ABC transporters: ABC transporter families are one of the largest groups of transporter in plants and involved in various cellular processes, e.g. detoxification, pathogen response, surface lipid deposition, etc. (Kang et al. 2011). It was also shown that many of the Arabidopsis ABC transporter sequences were present in red-alga genomes (Schulz and Kolukisaoglu 2006). In Py500G, 3 sequences of ABC transporters were differentially expressed: one up-regulated transcript AB7G and 2 down-regulated AB16G and AB27G. However, little is known about the functional characteristics of these 3 transporters in marine algae.

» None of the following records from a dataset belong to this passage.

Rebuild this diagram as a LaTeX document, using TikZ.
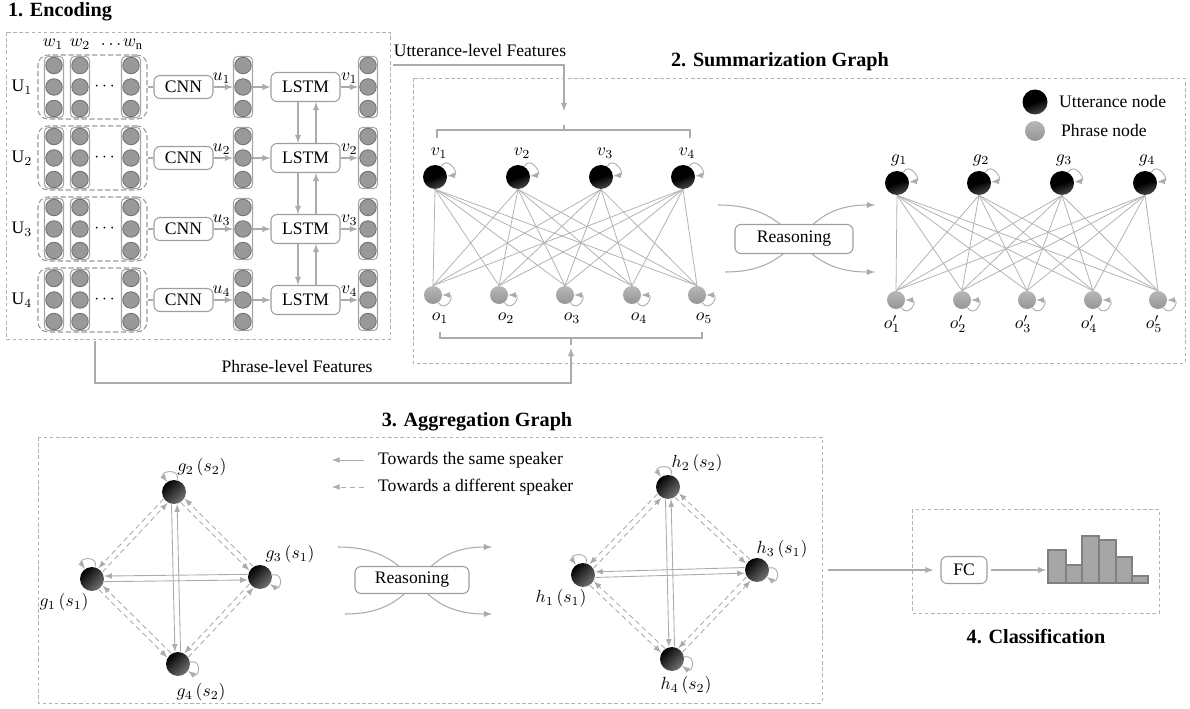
\documentclass[tikz,border=0pt]{standalone}
\usepackage{fontspec}
\setmainfont{Liberation Serif}
\usepackage{amsmath}
\usepackage{tikz}
\usetikzlibrary{positioning, arrows, calc}

\tikzset{
  line/.style={draw=black!33, line width=0.6pt},
  arr/.style={line, -latex},
  area/.style={draw=black!30, line width=0.5pt, dash pattern=on 2pt off 1.5pt},
  title/.style={font=\fontsize{11.5}{13}\selectfont\bfseries},
  blk/.style={draw=black!38, fill=white, rounded corners=1.2mm, line width=0.6pt, inner sep=0pt},
  vec/.style={draw=black!35, rounded corners=0.8mm, minimum width=3.8mm, minimum height=12.2mm, line width=0.6pt},
  cell/.style={circle, draw=black!55, fill=black!40, minimum size=3.3mm, inner sep=0pt, line width=0.5pt},
  grp/.style={draw=black!40, rounded corners=2mm, minimum width=21.8mm, minimum height=12.8mm, line width=0.6pt, dash pattern=on 3pt off 1.5pt},
  utt/.style={circle, inner sep=0pt, minimum size=4.8mm, top color=black, bottom color=black!72, middle color=black, shading angle=20},
  phr/.style={circle, inner sep=0pt, minimum size=3.6mm, top color=black!28, bottom color=black!42},
  edge/.style={draw=black!30, line width=0.45pt},
  selfloop/.style={arr, line width=0.5pt, distance=2.6mm},
  same/.style={arr, line width=0.5pt},
  diff/.style={arr, line width=0.5pt, dash pattern=on 3pt off 2pt},
  bar/.style={draw=black!50, fill=black!35, line width=0.6pt},
}

% two arrows in opposite directions, side by side
\newcommand{\pairarrows}[3]{%
  \draw[#1, shorten <=7pt, shorten >=7pt] ($(#2)!1.6pt!-90:(#3)$) -- ($(#3)!1.6pt!90:(#2)$);
  \draw[#1, shorten <=7pt, shorten >=7pt] ($(#3)!1.6pt!-90:(#2)$) -- ($(#2)!1.6pt!90:(#3)$);
}

\begin{document}
\begin{tikzpicture}[x=0.02cm, y=0.02cm, font=\fontsize{10}{12}\selectfont]
  \useasboundingbox (0,0) rectangle (1190,-709);

  % ---------- 1. Encoding ----------
  \node[title] (t1) at (60,-12) {1. Encoding};
  \draw[area] (6,-32) rectangle (390,-339);
  \node (lw1) at (53,-44) {$w_1$};
  \node (lw2) at (80,-44) {$w_2$};
  \node (ldots) at (111,-45) {$\ldots$};
  \node (lwn) at (133,-44) {$w_\mathrm{n}$};

  \foreach \i/\y in {1/87,2/158,3/229,4/300} {
    \node[grp] (grp\i) at (92.5,-\y) {};
    \node (U\i) at (22,-\y) {U$_\i$};
    \foreach \k/\x in {1/54,2/80,n/131} {
      \node[vec] (w\i\k) at (\x,-\y) {};
      \foreach \d/\j in {21.5/a,0/b,-21.5/c}
        \node[cell] (w\i\k\j) at (\x,\d-\y) {};
    }
    \node (dots\i) at (106,-\y) {$\cdots$};
    \node[blk, minimum width=11.8mm, minimum height=4.6mm] (cnn\i) at (183.5,-\y) {CNN};
    \node[vec] (uvec\i) at (243,-\y) {};
    \node[vec] (vvec\i) at (368,-\y) {};
    \foreach \d/\j in {21.5/a,0/b,-21.5/c} {
      \node[cell] (u\i\j) at (243,\d-\y) {};
      \node[cell] (v\i\j) at (368,\d-\y) {};
    }
    \node[blk, minimum width=13.8mm, minimum height=5.8mm] (lstm\i) at (305.5,-\y) {LSTM};
    \draw[line] (grp\i) -- (cnn\i);
    \draw[arr] (cnn\i) -- node[above=-1.5pt, xshift=-1pt] {$u_\i$} (uvec\i);
    \draw[arr] (uvec\i) -- (lstm\i);
    \draw[arr] (lstm\i) -- node[above=-1.5pt] {$v_\i$} (vvec\i);
  }
  \foreach \i/\j in {1/2,2/3,3/4} {
    \draw[arr] ([xshift=-1.5mm]lstm\i.south) -- ([xshift=-1.5mm]lstm\j.north);
    \draw[arr] ([xshift=2.1mm]lstm\j.north) -- ([xshift=2.1mm]lstm\i.south);
  }

  % features passed on to the graph
  \coordinate (uttin) at (393,-65);
  \coordinate (uttout) at (564,-111);
  \draw[arr] (uttin) -| (uttout);
  \node (uttlbl) at (480,-50) {Utterance-level Features};
  \coordinate (phrin) at (95,-341);
  \coordinate (phrout) at (571,-348);
  \draw[arr] (phrin) -- ++(0,-42) -| (phrout);
  \node (phrlbl) at (297,-366) {Phrase-level Features};

  % ---------- 2. Summarization Graph ----------
  \node[title] (t2) at (780,-62) {2. Summarization Graph};
  \draw[area] (413,-78) rectangle (1185,-363);
  \draw[line] (437,-138) -- (437,-130) -- (690,-130) -- (690,-138);
  \draw[line] (564,-130) -- (564,-125);
  \draw[line] (440,-332) -- (440,-338) -- (702,-338) -- (702,-332);
  \draw[line] (571,-338) -- (571,-345);

  \foreach \i/\x in {1/435,2/518,3/601,4/683} {
    \node[utt] (v\i) at (\x,-177) {};
    \node (lv\i) at (\x+4,-153) {$v_\i$};
    \draw[selfloop] (v\i.60) to[out=60, in=5] (v\i.5);
  }
  \foreach \i/\x in {1/433,2/499,3/565,4/632,5/697} {
    \node[phr] (o\i) at (\x,-295) {};
    \node (lo\i) at (\x+7,-318) {$o_\i$};
    \draw[selfloop] (o\i.-55) to[out=-55, in=0] (o\i.0);
  }
  \foreach \i in {1,...,4}
    \foreach \j in {1,...,5}
      \draw[edge] (v\i.south) -- (o\j.north);

  \coordinate (ra1) at (718,-205);
  \coordinate (rb1) at (875,-272);
  \coordinate (ra2) at (725,-272);
  \coordinate (rb2) at (875,-205);
  \draw[arr] (ra1) to[out=0, in=180, looseness=1.3] (rb1);
  \draw[arr] (ra2) to[out=0, in=180, looseness=1.3] (rb2);
  \node[blk, minimum width=23.6mm, minimum height=5.8mm] (reason1) at (794,-239) {Reasoning};

  \foreach \i/\x in {1/897,2/979,3/1062,4/1145} {
    \node[utt] (g\i) at (\x,-183) {};
    \node (lg\i) at (\x+2,-160) {$g_\i$};
    \draw[selfloop] (g\i.60) to[out=60, in=5] (g\i.5);
  }
  \foreach \i/\x in {1/896,2/962,3/1027,4/1093,5/1158} {
    \node[phr] (op\i) at (\x,-300) {};
    \node (lop\i) at (\x-4,-324) {$o'_\i$};
    \draw[selfloop] (op\i.-55) to[out=-55, in=0] (op\i.0);
  }
  \foreach \i in {1,...,4}
    \foreach \j in {1,...,5}
      \draw[edge] (g\i.south) -- (op\j.north);

  % legend
  \node[utt, minimum size=5mm] (keyutt) at (1035,-102) {};
  \node[anchor=west] (keyuttlbl) at (1053,-101) {Utterance node};
  \node[phr, minimum size=4mm] (keyphr) at (1035,-131) {};
  \node[anchor=west] (keyphrlbl) at (1055,-130) {Phrase node};

  % ---------- 3. Aggregation Graph ----------
  \node[title] (t3) at (477,-422) {3. Aggregation Graph};
  \draw[area] (38,-437) rectangle (822,-703);

  \node[utt, bottom color=black!55, shading angle=45] (gs1) at (92,-579) {};
  \node[utt, bottom color=black!55, shading angle=45] (gs2) at (174,-492) {};
  \node[utt, bottom color=black!55, shading angle=45] (gs3) at (260,-577) {};
  \node[utt, bottom color=black!55, shading angle=45] (gs4) at (178,-664) {};
  \node (lgs1) at (64,-602) {$g_1\,(s_1)$};
  \node (lgs2) at (202,-467) {$g_2\,(s_2)$};
  \node (lgs3) at (290,-554) {$g_3\,(s_1)$};
  \node (lgs4) at (201,-692) {$g_4\,(s_2)$};
  \pairarrows{same}{gs1}{gs3}
  \pairarrows{same}{gs2}{gs4}
  \pairarrows{diff}{gs1}{gs2}
  \pairarrows{diff}{gs2}{gs3}
  \pairarrows{diff}{gs3}{gs4}
  \pairarrows{diff}{gs4}{gs1}
  \foreach \n in {gs1,gs2} \draw[selfloop] (\n.75) to[out=75, in=125] (\n.125);
  \foreach \n in {gs3,gs4} \draw[selfloop] (\n.10) to[out=10, in=-35] (\n.-35);

  \coordinate (ks1) at (364,-460);
  \coordinate (ks2) at (332,-460);
  \coordinate (kd1) at (364,-487);
  \coordinate (kd2) at (332,-487);
  \draw[same] (ks1) -- (ks2);
  \draw[diff] (kd1) -- (kd2);
  \node[anchor=west] (kslbl) at (372,-460) {Towards the same speaker};
  \node[anchor=west] (kdlbl) at (372,-487) {Towards a different speaker};

  \coordinate (sa1) at (338,-547);
  \coordinate (sb1) at (492,-614);
  \coordinate (sa2) at (345,-614);
  \coordinate (sb2) at (492,-547);
  \draw[arr] (sa1) to[out=0, in=180, looseness=1.3] (sb1);
  \draw[arr] (sa2) to[out=0, in=180, looseness=1.3] (sb2);
  \node[blk, minimum width=22.8mm, minimum height=5.4mm] (reason2) at (412,-580) {Reasoning};

  \node[utt, bottom color=black!55, shading angle=45] (h1) at (583,-575) {};
  \node[utt, bottom color=black!55, shading angle=45] (h2) at (668,-487) {};
  \node[utt, bottom color=black!55, shading angle=45] (h3) at (757,-570) {};
  \node[utt, bottom color=black!55, shading angle=45] (h4) at (672,-659) {};
  \node (lh1) at (561,-598) {$h_1\,(s_1)$};
  \node (lh2) at (697,-463) {$h_2\,(s_2)$};
  \node (lh3) at (782,-549) {$h_3\,(s_1)$};
  \node (lh4) at (686,-685) {$h_4\,(s_2)$};
  \pairarrows{same}{h1}{h3}
  \pairarrows{same}{h2}{h4}
  \pairarrows{diff}{h1}{h2}
  \pairarrows{diff}{h2}{h3}
  \pairarrows{diff}{h3}{h4}
  \pairarrows{diff}{h4}{h1}
  \foreach \n in {h1,h2} \draw[selfloop] (\n.75) to[out=75, in=125] (\n.125);
  \foreach \n in {h3,h4} \draw[selfloop] (\n.10) to[out=10, in=-35] (\n.-35);

  % ---------- 4. Classification ----------
  \draw[area] (912,-509) rectangle (1159,-613);
  \node[title] (t4) at (1036,-637) {4. Classification};
  \node[blk, minimum width=9.2mm, minimum height=5.4mm] (fc) at (964,-570) {FC};
  \coordinate (aggout) at (828,-570);
  \draw[arr, shorten >=4pt] (aggout) -- (fc);
  \coordinate (hist) at (1046,-570);
  \draw[arr, shorten <=2pt] (fc) -- (hist);
  \foreach \a/\b/\t in {1048/1066/550,1066/1082/565,1082/1099/536,1099/1116/540,1116/1132/557,1132/1148/576}
    \draw[bar] (\a,-583) rectangle (\b,-\t);
\end{tikzpicture}
\end{document}
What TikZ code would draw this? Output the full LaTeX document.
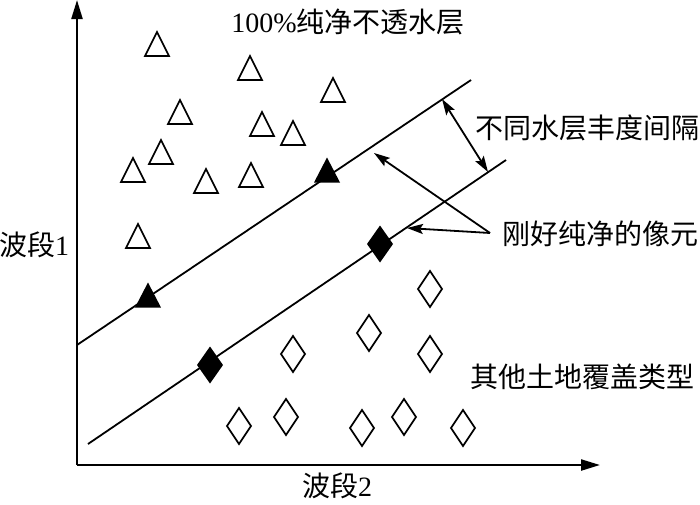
\documentclass[tikz,border=0pt]{standalone}
\usepackage{fontspec}
\setmainfont{Liberation Serif}
\newfontfamily\cjk{Noto Sans CJK SC}
\usetikzlibrary{arrows.meta}
\begin{document}
\begin{tikzpicture}[x=1pt,y=-1pt,
  lbl/.style={font=\fontsize{28}{32}\selectfont, inner sep=0pt, anchor=center},
  axisline/.style={line width=2.2pt, -{Triangle[length=19pt,width=11pt]}},
  bline/.style={line width=1.8pt},
  ptr/.style={line width=1.8pt, -{Stealth[length=16pt,width=10pt,inset=3pt]}},
  dptr/.style={line width=1.8pt, {Stealth[length=16pt,width=10pt,inset=3pt]}-{Stealth[length=16pt,width=10pt,inset=3pt]}},
  htri/.pic={\draw[line width=1.7pt, line join=miter] (-12,12) -- (0,-12) -- (12,12) -- cycle;},
  ftri/.pic={\fill (-13,12.5) -- (0,-12.5) -- (13,12.5) -- cycle;},
  hdia/.pic={\draw[line width=1.7pt, line join=miter] (0,-18) -- (12,0) -- (0,18) -- (-12,0) -- cycle;},
  fdia/.pic={\fill (0,-18.5) -- (13,0) -- (0,18.5) -- (-13,0) -- cycle;}
]
\useasboundingbox (0,0) rectangle (700,504);

% axes
\coordinate (O) at (77,465);
\coordinate (ytop) at (77,0);
\coordinate (xend) at (600,465);
\draw[axisline] (O) -- (ytop);
\draw[axisline] (O) -- (xend);

% separating lines
\coordinate (u1) at (77,345);
\coordinate (u2) at (471,80);
\coordinate (l1) at (88,444);
\coordinate (l2) at (506,160);
\draw[bline] (u1) -- (u2);
\draw[bline] (l1) -- (l2);

% hollow triangles
\pic (t1) at (157,44) {htri};
\pic (t2) at (250,68) {htri};
\pic (t3) at (333,90) {htri};
\pic (t4) at (180,112) {htri};
\pic (t5) at (262,124) {htri};
\pic (t6) at (293,133) {htri};
\pic (t7) at (161,152) {htri};
\pic (t8) at (133,170) {htri};
\pic (t9) at (206,181) {htri};
\pic (t10) at (251,175) {htri};
\pic (t11) at (138,236) {htri};

% filled triangles
\pic (ft1) at (148,295) {ftri};
\pic (ft2) at (327,170) {ftri};

% hollow diamonds
\pic (d1) at (293,354) {hdia};
\pic (d2) at (239,426) {hdia};
\pic (d3) at (286,417) {hdia};
\pic (d4) at (430,289) {hdia};
\pic (d5) at (369,333) {hdia};
\pic (d6) at (430,354) {hdia};
\pic (d7) at (362,428) {hdia};
\pic (d8) at (404,417) {hdia};
\pic (d9) at (463,428) {hdia};

% filled diamonds
\pic (fd1) at (210,365) {fdia};
\pic (fd2) at (380,244) {fdia};

% labels
\node[lbl] (top) at (348,22) {100\%{\cjk 纯净不透水层}};
\node[lbl] (gap) at (587,128) {\cjk 不同水层丰度间隔};
\node[lbl] (pure) at (600,234) {\cjk 刚好纯净的像元};
\node[lbl] (other) at (582,377) {\cjk 其他土地覆盖类型};
\node[lbl] (b1) at (34,245) {{\cjk 波段}1};
\node[lbl] (b2) at (337,486) {{\cjk 波段}2};

% arrows
\coordinate (ga) at (442,99);
\coordinate (gb) at (488,172);
\draw[dptr] (ga) -- (gb);
\coordinate (src) at (490,233);
\coordinate (tipA) at (374,153);
\coordinate (tipB) at (407,228);
\draw[ptr] (src) -- (tipA);
\draw[ptr] (src) -- (tipB);
\end{tikzpicture}
\end{document}
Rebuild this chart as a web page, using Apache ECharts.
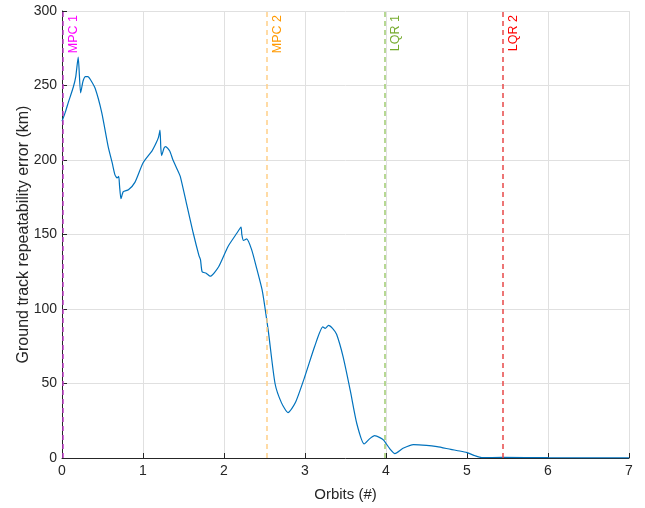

Protein kinases: Kinases constitute a very large group of protein families and are crucial components of different biological pathways. 7 transcripts encoding for protein kinases were differentially expressed. Most of these transcripts were not found in Pyropia before, except for a type II topoisomerase that showed from 90 to 100% identity with five Pyropia algae species: P. tenera, P. onoi, P. suborbiculata, P. haitanensis and P. dentata (Shimomura et al. 2000).